表情が乏しくなり、口を開けたままの状態で、まなざしがうつろとなり、まばたきの回数も極端に減少します。さらに、喉の筋肉が緊張して硬直してしまうと、嚥下障害を引き起こすこともあり、食べ物をうまく飲み込めなくなったり、「よだれが出る」、「むせる」、「どもる」といった症状も出るときがあります。
その他にも、排尿の回数が増えたり、上記症状の悪化によって就寝中に寝返りを打つことができないなど、不眠症なども誘発することが多いようです。
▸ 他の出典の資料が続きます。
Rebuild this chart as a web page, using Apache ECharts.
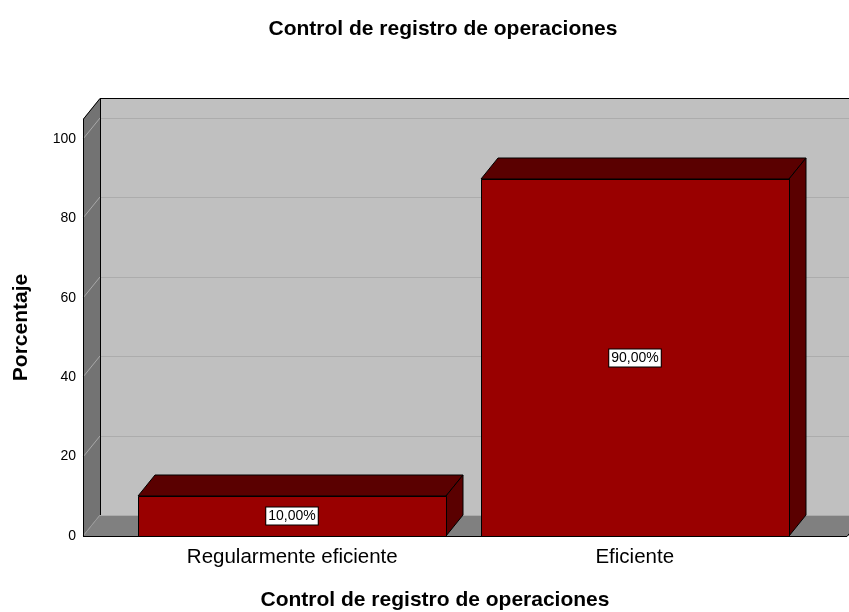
<!DOCTYPE html>
<html><head><meta charset="utf-8">
<script src="https://cdn.jsdelivr.net/npm/echarts@6/dist/echarts.min.js"></script>
<style>html,body{margin:0;padding:0;background:#fff}#c{width:849px;height:612px}</style>
</head><body><div id="c"></div>
<script>
// ---- data ----
const categories = ['Regularmente eficiente', 'Eficiente'];
const percentages = [10, 90];
const yTicks = [0, 20, 40, 60, 80, 100];
const yMax = 105;
const titleText = 'Control de registro de operaciones';
const xName = 'Control de registro de operaciones';
const yName = 'Porcentaje';

// ---- style ----
const DX = 17, DY = -21;
const FONT = '"Liberation Sans", Arial, sans-serif';

const chart = echarts.init(document.getElementById('c'), null, {renderer: 'canvas'});

function px(v) { return Math.round(v) + 0.5; }

function wallsItem(params, api) {
  const cs = params.coordSys;
  const x0 = Math.round(cs.x), x1 = Math.round(cs.x + cs.width);
  const yb = Math.round(api.coord([0, 0])[1]);
  const yt = Math.round(api.coord([0, yMax])[1]);
  const far = x1 + DX + 60;
  const ch = [];
  ch.push({type: 'polygon', shape: {points: [[x0 + DX, yt + DY], [far, yt + DY], [far, yb + DY], [x0 + DX, yb + DY]]}, style: {fill: '#c0c0c0'}});
  ch.push({type: 'polygon', shape: {points: [[x0, yt], [x0 + DX, yt + DY], [x0 + DX, yb + DY], [x0, yb]]}, style: {fill: '#737373'}});
  ch.push({type: 'polygon', shape: {points: [[x0, yb], [x0 + DX, yb + DY], [far, yb + DY], [x1, yb]]}, style: {fill: '#808080'}});
  yTicks.forEach(function (v) {
    const y = Math.round(api.coord([0, v])[1]);
    ch.push({type: 'line', shape: {x1: x0 + DX, y1: px(y + DY), x2: far, y2: px(y + DY)}, style: {stroke: '#acacac', lineWidth: 1}});
    if (v > 0) ch.push({type: 'line', shape: {x1: x0, y1: y, x2: x0 + DX, y2: y + DY}, style: {stroke: '#a8a8a8', lineWidth: 1}});
  });
  ch.push({type: 'line', shape: {x1: x0, y1: yb, x2: x0 + DX, y2: yb + DY}, style: {stroke: '#9a9a9a', lineWidth: 1}});
  ch.push({type: 'polyline', shape: {points: [[px(x0), yb], [px(x0), yt], [x0 + DX, px(yt + DY)], [far, px(yt + DY)]]}, style: {stroke: '#000', lineWidth: 1, fill: null}});
  ch.push({type: 'line', shape: {x1: px(x0 + DX), y1: yt + DY, x2: px(x0 + DX), y2: yb + DY}, style: {stroke: '#000', lineWidth: 1}});
  ch.push({type: 'polyline', shape: {points: [[x0, px(yb)], [x1, px(yb)], [x1 + DX, yb + DY]]}, style: {stroke: '#000', lineWidth: 1, fill: null}});
  return {type: 'group', children: ch};
}

function barItem(params, api) {
  const idx = api.value(0), v = api.value(1);
  const top = api.coord([idx, v]);
  const base = api.coord([idx, 0]);
  const w = api.size([1, 0])[0] * 0.9;
  const xl = Math.round(top[0] - w / 2), xr = Math.round(top[0] + w / 2);
  const yt = Math.round(top[1]), yb = Math.round(base[1]);
  const label = v.toFixed(2).replace('.', ',') + '%';
  return {type: 'group', children: [
    {type: 'polygon', shape: {points: [[xl, yt], [xl + DX, yt + DY], [xr + DX, yt + DY], [xr, yt]]}, style: {fill: '#5a0000', stroke: '#000', lineWidth: 1}},
    {type: 'polygon', shape: {points: [[xr, yt], [xr + DX, yt + DY], [xr + DX, yb + DY], [xr, yb]]}, style: {fill: '#5a0000', stroke: '#000', lineWidth: 1}},
    {type: 'rect', shape: {x: xl + 0.5, y: yt + 0.5, width: xr - xl, height: yb - yt}, style: {fill: '#990000', stroke: '#000', lineWidth: 1}},
    {type: 'text', x: Math.round(top[0]), y: Math.round((yt + yb) / 2), style: {
      text: label, font: '14px ' + FONT, fill: '#000',
      align: 'center', verticalAlign: 'middle', textAlign: 'center', textVerticalAlign: 'middle',
      backgroundColor: '#fff', borderColor: '#000', borderWidth: 1, padding: [2, 2, 1, 2]
    }}
  ]};
}

const option = {
  animation: false,
  backgroundColor: '#fff',
  textStyle: {fontFamily: FONT},
  grid: [
    {left: 83, right: 2, top: 119, bottom: 76},
    {left: 121, width: 685, top: 119, bottom: 76}
  ],
  xAxis: [
    {gridIndex: 0, type: 'value', min: 0, max: 1, show: false},
    {gridIndex: 1, type: 'category', data: categories,
      axisLine: {show: false}, axisTick: {show: false},
      axisLabel: {fontSize: 20.5, color: '#000', margin: 11, fontFamily: FONT}}
  ],
  yAxis: [
    {gridIndex: 0, type: 'value', min: 0, max: yMax, interval: 20,
      axisLine: {show: false}, axisTick: {show: false}, splitLine: {show: false},
      axisLabel: {fontSize: 14, color: '#000', margin: 7, showMaxLabel: false, fontFamily: FONT,
        formatter: function (v) { return yTicks.indexOf(v) >= 0 ? String(v) : ''; }},
      name: yName, nameLocation: 'middle', nameRotate: 90, nameGap: 51,
      nameTextStyle: {fontSize: 21, fontWeight: 'bold', color: '#000', fontFamily: FONT}},
    {gridIndex: 1, type: 'value', min: 0, max: yMax, show: false}
  ],
  graphic: [
    {type: 'text', x: 443, y: 29, style: {text: titleText, font: 'bold 21px ' + FONT, fill: '#000',
      align: 'center', verticalAlign: 'middle', textAlign: 'center', textVerticalAlign: 'middle'}},
    {type: 'text', x: 435, y: 600, style: {text: xName, font: 'bold 21px ' + FONT, fill: '#000',
      align: 'center', verticalAlign: 'middle', textAlign: 'center', textVerticalAlign: 'middle'}}
  ],
  series: [
    {type: 'custom', xAxisIndex: 0, yAxisIndex: 0, clip: false, silent: true, z: 1,
      renderItem: wallsItem, data: [[0, 0]]},
    {type: 'custom', xAxisIndex: 1, yAxisIndex: 1, clip: false, z: 2,
      renderItem: barItem, encode: {x: 0, y: 1},
      data: percentages.map(function (v, i) { return [i, v]; })}
  ]
};
chart.setOption(option);
</script>
</body></html>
レム睡眠中の行動障害なども多く、正常なレム睡眠では、動かないはずの手足が突如として乱暴に動いたりすることもあります。
このような睡眠障害は、うつ病の発症、あるいは日中の眠気を引き起こしてしまうのです。
また、排尿の開始が遅くなり、持続することが難しくなることもあります。
さらには、摂取した食物を腸が送っていく蠕動(ぜんどうー腸がミミズのように動いて内容物を送る動き)が鈍くなり、便秘を起こしがちになります。この症状の原因は、運動不足とパーキンソン病の治療薬であるレボドバによってさらに悪化すると言われています。
その他では、急に立ち上がったりしたときに、血圧が急激に下がる「起立性低血圧」という症状が現れたり、頭皮や顔に鱗屑のような脂漏性皮膚炎が生じたり、ときには「認知症」を併発される方もいらっしゃるようです。
パーキンソン病の治療
パーキンソン病の治療には、患者さんの日常生活を支えるトータルな視野からの対処が欠かせません。患者さんの日常生活を支えるために、薬剤療法と日常生活支援プログラムの提供などが行われています。
- 薬剤療法
- 日常生活支援プログラム
薬剤療法
対症療法として投薬されるレボドパやカルビドパは、ある程度の期間、患者さんが日常生活を支障なく送るために有益ではありますが、パーキンソン病そのものの根本的治療薬ではありません。ときには、複数の薬剤が投与されることも珍しくはなく、高齢者向けには、薬剤投与量を減らすことが多いようです。
従来、レボドパとカルビドパの併用が薬剤投与の最初の選択肢とされてきたようですが、パーキンソン病の発症初期におけるレボドパの使用は、副作用の出現を早めることもあるようなので、抗コリン剤作用のあるアマンタジンや、ドーパミンに類する作用をそなえるドーパミン作動薬が、最初に用いられることもあります。
また、向精神薬など、パーキンソン病の症状を引き起こしたり、悪化させたりする可能性のある薬剤は、基本的には投与しないようです。
パーキンソン病が進行して、薬剤投与効果が現れなくなる、あるいは重度の副作用を引き起こしてしまうような場合には、手術することもあります。
日常生活支援プログラム
パーキンソン病の患者さんが、日常生活を送ることができるようにするためには、パーキンソン病をトータルな視野で捉え、対処する必要があります。
例えば、自分でできることはできる限り自分でやるようにして、最大限の日常生活を提供します。服のボタンをマジックテープに交換したり、マジックテープで留める靴を履くなど、日常生活にある動作を、患者さん自身が自分でできるように工夫します。
また、定期的に運動しましょうーもちろん、散歩やハイキングなどでもかまいません。
さらには、パーキンソン病の患者さんが安全な暮らしを送ることができるように、自宅などの環境を整えることも必要です。
例えば、患者さんがつまずかないように、カーペットを取り除いたり、浴室や廊下などに手すりを設置するなどの環境整備も、ときには必要かもしれません。
また、便秘対策としてプルーンやフルーツジュースなど食物繊維を多く摂り、適度な運動を心がけ、水分を十分に摂取するなどして、排便を促します。
まとめ
ご自分またはご家族の方などに、このような症状が出ていたら、早めに心療内科などでの受診をお勧めします。最近は、「老老介護」という言葉が示しているとおり、老年層の老人介護が急増しているとともに、「介護疲れ」から事件を起こしてしまっているケースも少なくないですよね。
そんな事件を起こさないためにも、お心当たりのある方は、デイケアサービスも合わせて提供している心療内科などで医師に相談しましょう。